In the Bronx, a Complex Picture of Domestic Violence

Across the Bronx, unemployment rates are very closely correlated with reported incidences of domestic violence

By Brianna McGurran

This month the Mayor’s Office to Combat Domestic Violence will open its fourth Family Justice Center at 80 Centre St. in Manhattan. Through partnerships with government agencies and social service organizations, the Family Justice Centers offer survivors of domestic violence counseling, legal advice and financial coaching in a single location.

These resources are sorely needed, advocates say. The number of female homicide victims in New York State killed by an intimate partner rose 14 percent between 2011 and 2012, from 44 percent to 58 percent, according to the Department of Criminal Justice Statistics.

So what accounts for this increase?

Some experts say economics play a big role. In a 2009 study by the National Resource Center on Domestic Violence, 73 percent of domestic violence shelters said they had seen an increase in abuse because of financial issues at home.

After the recession began in 2008, higher unemployment rates and home foreclosures also made it more difficult for victims to save money to leave their abusers, said Erika Sussman, director of the Center for Survivor Agency and Justice in Washington, D.C.

“They have fewer resources so can’t engage in certain strategies: gathering up the money to relocate, gathering money to buy a new car,” she said. “It created a much more daunting picture in terms of their ability to find safety.”

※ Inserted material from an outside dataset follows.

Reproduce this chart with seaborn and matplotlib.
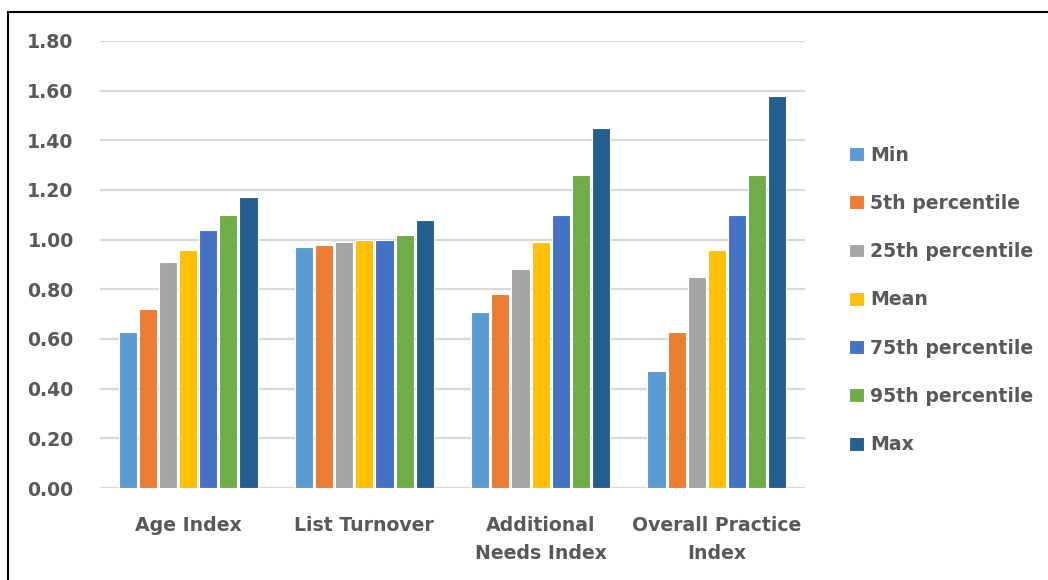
import matplotlib
matplotlib.use("Agg")
import matplotlib.pyplot as plt
from matplotlib.patches import Rectangle
import seaborn as sns
import pandas as pd

categories = ["Age Index", "List Turnover", "Additional\nNeeds Index", "Overall Practice\nIndex"]
series = ["Min", "5th percentile", "25th percentile", "Mean",
          "75th percentile", "95th percentile", "Max"]
v_min = [0.63, 0.97, 0.71, 0.47]
v_p5 = [0.72, 0.98, 0.78, 0.63]
v_p25 = [0.91, 0.99, 0.88, 0.85]
v_mean = [0.96, 1.00, 0.99, 0.96]
v_p75 = [1.04, 1.00, 1.10, 1.10]
v_p95 = [1.10, 1.02, 1.26, 1.26]
v_max = [1.17, 1.08, 1.45, 1.58]
values = [v_min, v_p5, v_p25, v_mean, v_p75, v_p95, v_max]
colors = ["#5B9BD5", "#ED7D31", "#A5A5A5", "#FFC000", "#4472C4", "#70AD47", "#255E91"]

rows = []
for s, vals in zip(series, values):
    for c, v in zip(categories, vals):
        rows.append({"category": c, "series": s, "value": v})
df = pd.DataFrame(rows)

sns.set_theme(style="white")
plt.rcParams["font.family"] = ["DejaVu Sans"]
plt.rcParams["font.weight"] = "bold"

FS = 13.6
text_color = "#595959"
fig = plt.figure(figsize=(10.48, 5.80), dpi=100)
ax = fig.add_axes([100/1048, 92/580, 705/1048, 447/580])

sns.barplot(data=df, x="category", y="value", hue="series", order=categories,
            hue_order=series, palette=colors, saturation=1, width=0.8, gap=0.1,
            edgecolor="white", linewidth=0.8, ax=ax, legend=True)

ax.set_ylim(0, 1.8)
ax.set_yticks([i * 0.2 for i in range(10)])
ax.set_yticklabels([f"{i * 0.2:.2f}" for i in range(10)])
ax.yaxis.grid(True, color="#D9D9D9", linewidth=1.6)
ax.set_axisbelow(True)
for sp in ax.spines.values():
    sp.set_visible(False)
ax.set_xlabel("")
ax.set_ylabel("")
ax.tick_params(axis="y", length=0, pad=19, labelsize=FS, labelcolor=text_color)
ax.tick_params(axis="x", length=0, pad=20, labelsize=FS, labelcolor=text_color)
for lbl in ax.get_xticklabels() + ax.get_yticklabels():
    lbl.set_fontweight("bold")
for lbl in ax.get_xticklabels():
    lbl.set_linespacing(1.6)

leg = ax.legend(loc="center left", bbox_to_anchor=(840/1048, 0.483),
                bbox_transform=fig.transFigure, frameon=False,
                prop={"size": FS, "weight": "bold"},
                handlelength=0.75, handleheight=0.75, handletextpad=0.35,
                labelspacing=1.55, borderpad=0)
for t in leg.get_texts():
    t.set_color(text_color)

# outer frame (top and left edges visible)
fig.patches.append(Rectangle((8/1048, -0.1), 1.2, 1.1 - 11.5/580,
                             transform=fig.transFigure, fill=False,
                             edgecolor="black", linewidth=1.5, zorder=10))

fig.savefig("out.png", dpi=100)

The Bronx had the highest average unemployment in New York City in 2012. Let’s see if unemployment and domestic violence rates are related in each neighborhood.

Across the borough, unemployment rates are very closely correlated with reported incidences of domestic violence. East Tremont and Morrisania had the highest and second-highest number of domestic violence-related calls to the NYPD, respectively, and are tied for highest unemployment rate, at 21 percent. One notable exception is Unionport/Soundview, which had a mid-range number of calls but the lowest unemployment rate.

It is important to remember that a large number of domestic violence cases are never reported. These statistics only show those incidences that are brought to the attention of the NYPD. So neighborhoods with a lower number of calls to the NYPD don’t necessarily have lower rates of domestic violence overall.